>> START Entries provided

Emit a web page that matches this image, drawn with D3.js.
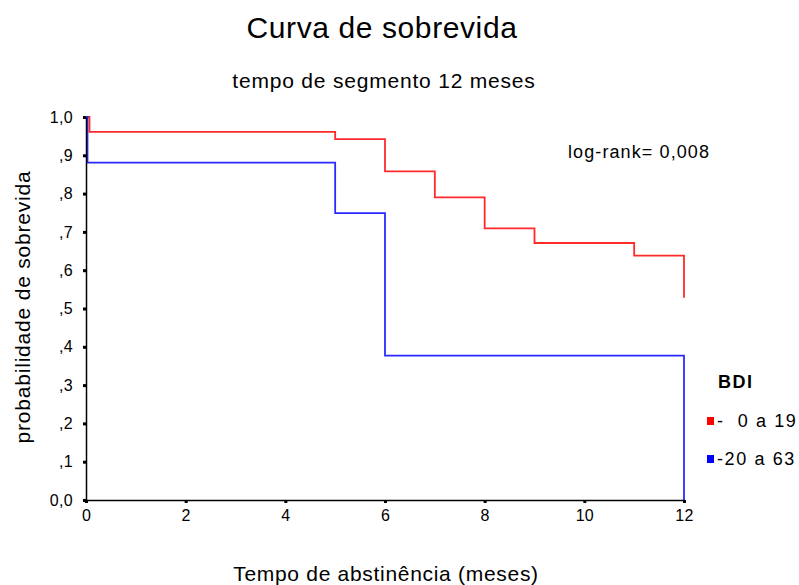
<!DOCTYPE html>
<html lang="pt">

<head>
    <meta charset="UTF-8">
    <script src="https://d3js.org/d3.v7.min.js"></script>
    <style>
        body { margin: 0; background: #fff; }
        text { font-family: "Liberation Sans", Arial, sans-serif; fill: #000; }
    </style>
    <title>Curva de sobrevida</title>
</head>

<body>
    <div class="canvas"></div>
    <script>
        // dados
        const grupos = ['0 a 19', '20 a 63']
        const legendaTxt = ['-  0 a 19', '-20 a 63']
        const cores = ['#ff2a2a', '#2a2aff']
        const tempoBaixo = [0, 0.07, 5, 6, 7, 8, 9, 11, 12]
        const sobrevBaixo = [1, 0.961, 0.942, 0.858, 0.790, 0.709, 0.671, 0.638, 0.528]
        const tempoAlto = [0, 0.03, 5, 6, 12]
        const sobrevAlto = [1, 0.881, 0.749, 0.377, 0]
        const xTicks = [0, 2, 4, 6, 8, 10, 12]
        const yTicks = [0, 0.1, 0.2, 0.3, 0.4, 0.5, 0.6, 0.7, 0.8, 0.9, 1.0]
        const yTickLabels = ['0,0', ',1', ',2', ',3', ',4', ',5', ',6', ',7', ',8', ',9', '1,0']

        const areaWidth = 799
        const areaHeight = 585
        const svg = d3.select('.canvas')
            .append('svg')
            .attr('width', areaWidth)
            .attr('height', areaHeight)

        const [ml, mt, gw, gh] = [86, 117, 598, 383]

        const x = d3.scaleLinear().domain([0, 12]).range([0, gw])
        const y = d3.scaleLinear().domain([0, 1]).range([gh, 0])

        const graph = svg.append('g')
            .attr('transform', `translate(${ml},${mt})`)

        const series = [
            tempoBaixo.map((t, i) => ({ t, s: sobrevBaixo[i] })),
            tempoAlto.map((t, i) => ({ t, s: sobrevAlto[i] }))
        ]

        const line = d3.line()
            .x(d => x(d.t))
            .y(d => y(d.s))
            .curve(d3.curveStepAfter)

        graph.selectAll('path.km')
            .data(series)
            .enter()
            .append('path')
            .attr('class', 'km')
            .attr('fill', 'none')
            .attr('stroke', (d, i) => cores[i])
            .attr('stroke-width', 1.8)
            .attr('d', d => line(d))

        // eixos
        const xAxisG = graph.append('g').attr('transform', `translate(0,${gh})`)
        xAxisG.call(d3.axisBottom(x).tickValues(xTicks).tickSize(0).tickPadding(10).tickFormat(d => d))
        const yAxisG = graph.append('g')
        yAxisG.call(d3.axisLeft(y).tickValues(yTicks).tickSize(0).tickPadding(13)
            .tickFormat((d, i) => yTickLabels[i]))

        svg.selectAll('.domain').attr('stroke', '#000').attr('stroke-width', 1.5)
        svg.selectAll('.tick text').style('font-size', '16px').style('letter-spacing', '0.3px').attr('fill', '#000')

        // marcas quadradas dos ticks
        xAxisG.selectAll('.tick').append('rect')
            .attr('x', -1.5).attr('y', 0).attr('width', 3).attr('height', 3).attr('fill', '#000')
        yAxisG.selectAll('.tick').append('rect')
            .attr('x', -3).attr('y', -1.5).attr('width', 3).attr('height', 3).attr('fill', '#000')

        // textos
        svg.append('text')
            .attr('x', 382).attr('y', 38)
            .attr('text-anchor', 'middle')
            .style('font-size', '30px')
            .style('letter-spacing', '0.6px')
            .text('Curva de sobrevida')

        svg.append('text')
            .attr('x', 384).attr('y', 88)
            .attr('text-anchor', 'middle')
            .style('font-size', '21px')
            .style('letter-spacing', '0.8px')
            .text('tempo de segmento 12 meses')

        svg.append('text')
            .attr('transform', 'translate(30,307) rotate(-90)')
            .attr('text-anchor', 'middle')
            .style('font-size', '21px')
            .style('letter-spacing', '0.8px')
            .text('probabilidade de sobrevida')

        svg.append('text')
            .attr('x', 386).attr('y', 581)
            .attr('text-anchor', 'middle')
            .style('font-size', '21px')
            .style('letter-spacing', '0.7px')
            .text('Tempo de abstinência (meses)')

        svg.append('text')
            .attr('x', 568).attr('y', 158)
            .style('font-size', '18px')
            .style('letter-spacing', '1.1px')
            .text('log-rank= 0,008')

        // legenda
        svg.append('text')
            .attr('x', 718).attr('y', 388)
            .style('font-size', '18px')
            .style('font-weight', 'bold')
            .style('letter-spacing', '1.5px')
            .text('BDI')

        const leg = svg.selectAll('g.leg')
            .data(grupos)
            .enter()
            .append('g')
            .attr('class', 'leg')
            .attr('transform', (d, i) => `translate(707,${417 + i * 38})`)
        leg.append('rect')
            .attr('x', 0).attr('y', 0).attr('width', 7).attr('height', 8)
            .attr('fill', (d, i) => i === 0 ? '#ff0000' : '#0000ff')
        leg.append('text')
            .attr('x', 10).attr('y', 10)
            .style('font-size', '18px')
            .style('letter-spacing', '1.6px')
            .style('white-space', 'pre')
            .text((d, i) => legendaTxt[i])
    </script>
</body>

</html>
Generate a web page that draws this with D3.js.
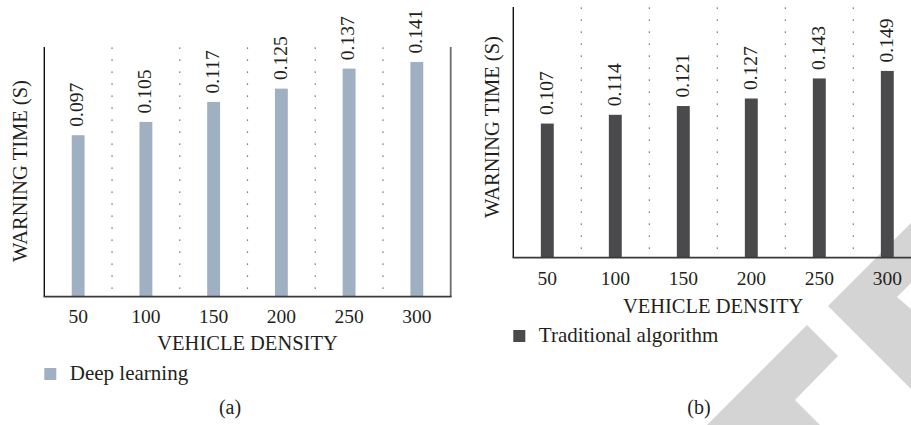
<!DOCTYPE html>
<html>
<head>
<meta charset="utf-8">
<script src="https://cdn.jsdelivr.net/npm/d3@7/dist/d3.min.js"></script>
<style>
  html, body { margin: 0; padding: 0; background: #fff; }
  svg { display: block; }
  text { font-family: "Liberation Serif", "Times New Roman", serif; fill: #231f20; }
</style>
</head>
<body>
<div id="chart"></div>
<script>
const W = 911, H = 425;

// data
const densities = ["50", "100", "150", "200", "250", "300"];
const deepLearning = [0.097, 0.105, 0.117, 0.125, 0.137, 0.141];
const traditional = [0.107, 0.114, 0.121, 0.127, 0.143, 0.149];
const seriesNames = ["Deep learning", "Traditional algorithm"];
const panelLabels = ["(a)", "(b)"];

const svg = d3.select("#chart").append("svg")
  .attr("width", W).attr("height", H)
  .attr("viewBox", `0 0 ${W} ${H}`);

// background watermark chevrons (decoration, bottom right)
const wm = svg.append("g").attr("fill", "#d4d4d4");
wm.append("polygon").attr("points", "940,194 828,306 947,425 947,340 897,297 940,254");
wm.append("polygon").attr("points", "807,325 838,356 795,400 830,435 697,435");

const panels = [
  { values: deepLearning, name: seriesNames[0], tag: panelLabels[0], color: "#9eb0c1",
    x0: 44.3, x1: 450.7, y0: 47, y1: 296.7, yMax: 0.15, rightLine: true,
    titleX: 20, titleY: 171, tickY: 323, xTitleY: 350, legY: 368, tagY: 414 },
  { values: traditional, name: seriesNames[1], tag: panelLabels[1], color: "#4a4a4c",
    x0: 513.3, x1: 921.3, y0: 7, y1: 257.7, yMax: 0.2, rightLine: false,
    titleX: 492, titleY: 127, tickY: 284.5, xTitleY: 313, legY: 330, tagY: 414 }
];

panels.forEach(p => {
  const g = svg.append("g");
  const x = d3.scaleBand().domain(densities).range([p.x0, p.x1]).padding(0);
  const y = d3.scaleLinear().domain([0, p.yMax]).range([p.y1, p.y0]);
  const barW = x.bandwidth() * 0.19;

  // dotted separators between categories
  g.selectAll("line.sep")
    .data(densities.slice(1))
    .join("line")
    .attr("class", "sep")
    .attr("x1", d => x(d)).attr("x2", d => x(d))
    .attr("y1", p.y0 + 0.5).attr("y2", p.y1)
    .attr("stroke", "#555")
    .attr("stroke-width", 1.2)
    .attr("stroke-dasharray", "1.2,10.8");

  // bars
  g.selectAll("rect.bar")
    .data(p.values)
    .join("rect")
    .attr("class", "bar")
    .attr("x", (d, i) => x(densities[i]) + (x.bandwidth() - barW) / 2)
    .attr("width", barW)
    .attr("y", d => y(d))
    .attr("height", d => y(0) - y(d))
    .attr("fill", p.color);

  // value labels, rotated
  g.selectAll("text.val")
    .data(p.values)
    .join("text")
    .attr("class", "val")
    .attr("transform", (d, i) =>
      `translate(${x(densities[i]) + x.bandwidth() / 2 - 1.5},${y(d) - 8.5}) rotate(-90)`)
    .attr("dy", "0.35em")
    .attr("font-size", 19.5)
    .attr("text-anchor", "start")
    .text(d => d3.format(".3f")(d));

  // axes lines
  g.append("line")
    .attr("x1", p.x0).attr("x2", p.x0)
    .attr("y1", p.y0).attr("y2", p.y1)
    .attr("stroke", "#111").attr("stroke-width", 1.4);
  if (p.rightLine) {
    g.append("line")
      .attr("x1", p.x1).attr("x2", p.x1)
      .attr("y1", p.y0).attr("y2", p.y1)
      .attr("stroke", "#6b6b6b").attr("stroke-width", 1.8);
  }
  g.append("line")
    .attr("x1", p.x0 - 0.7).attr("x2", p.x1 + 0.9)
    .attr("y1", p.y1).attr("y2", p.y1)
    .attr("stroke", "#3a3a3a").attr("stroke-width", 1.8);

  // x tick labels via axis generator
  const xAxis = d3.axisBottom(x).tickSize(0).tickPadding(0);
  const ax = g.append("g")
    .attr("transform", `translate(0,${p.tickY})`)
    .call(xAxis);
  ax.select(".domain").remove();
  ax.selectAll("text")
    .attr("dy", 0)
    .attr("font-size", 19.5)
    .attr("font-family", "Liberation Serif")
    .attr("fill", "#231f20");

  // axis titles
  g.append("text")
    .attr("x", (p.x0 + Math.min(p.x1, W + 10)) / 2 + (p.rightLine ? 0 : -4))
    .attr("y", p.xTitleY)
    .attr("text-anchor", "middle")
    .attr("font-size", 20.5)
    .text("VEHICLE DENSITY");

  g.append("text")
    .attr("transform", `translate(${p.titleX},${p.titleY}) rotate(-90)`)
    .attr("dy", "0.35em")
    .attr("text-anchor", "middle")
    .attr("font-size", 20.5)
    .text("WARNING TIME (S)");

  // legend
  g.append("rect")
    .attr("x", p.x0).attr("y", p.legY)
    .attr("width", 12).attr("height", 12)
    .attr("fill", p.color);
  g.append("text")
    .attr("x", p.x0 + 25.5).attr("y", p.legY + 12)
    .attr("font-size", 21)
    .text(p.name);

  // panel tag
  g.append("text")
    .attr("x", p.rightLine ? 230 : 699)
    .attr("y", p.tagY)
    .attr("text-anchor", "middle")
    .attr("font-size", 20)
    .text(p.tag);
});
</script>
</body>
</html>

>> END Entries provided

--- Objective ---
From the listing, copy every line where the string "that" appears.

--- Reply ---
Emit a web page that matches this image, drawn with D3.js.
Generate a web page that draws this with D3.js.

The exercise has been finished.